Anyway, if your Load Calc gives you 60A of headroom, you're all set for 48A, which is the max on current Teslas but exceeds the ability of most cars. The car's limit is trending downward because the charger is actually on the car, and costs money.
If your Load Calc does not, then
you really need to get realistic about 20ALOL just kidding, we'll do 60A anyway! By cheating. Certain EVSEs provide for "current transformers" to be added to the service wires. A module in the panel communicates with the EVSE and warns it when the service is about to be overloaded. The EVSE dials down charge rate on the fly when that happens. When the coincidence of loads that causes the overload ceases, the charge speed rolls right back up.
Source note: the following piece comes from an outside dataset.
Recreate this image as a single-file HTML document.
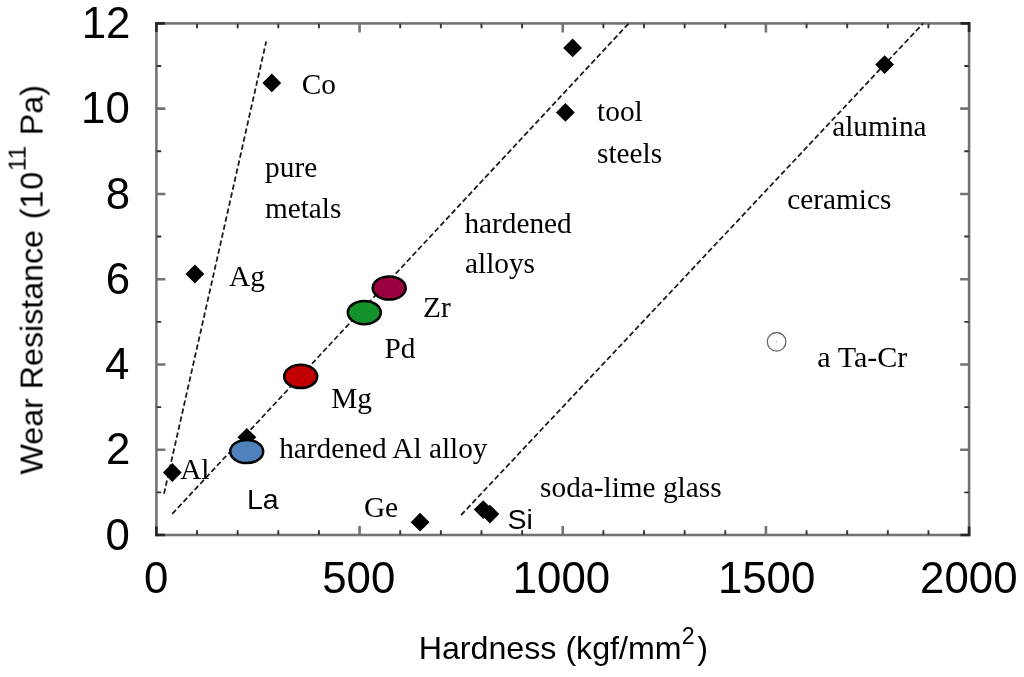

This allows us to completely ignore the Load Calculation, at the cost of paying a few hundred more for the kit. The popular domestic option is the Wallbox Pulsar Plus, whose North American version supports up to 48A. Overseas it's the Myenergi Zappi. Yes, you'll need an adapter for a Tesla but it can just live on the cord.It's a headache, like I said, but a very doable headache. Heck you could charge at (quite close to) 48A even on a 60A service. This is probably the wave of the future, and the reason we don't recommend it universally is limited availability/choice right now.
With great power comes great responsibility. The times of greatest strain on the grid are summer days from about 2 PM to midnight (A/C load is offset from solar generation because the structure of the building stores heat). This creates a "duck curve" which makes it particularly damaging to charge EVs from about 5PM to 11 PM. So don't.
Anyway, 10 years from now, the charger on the car will be shrinking as data shows it's rarely used productively. I expect AC level 2 charging will be limited to 24A on most cars. Luxury-minded people will get a "Home DC fast charger" with NO upper limit to charge rate (thanks to those current transformers). A 200A service could charge at 40kW (~160A) minus house loads.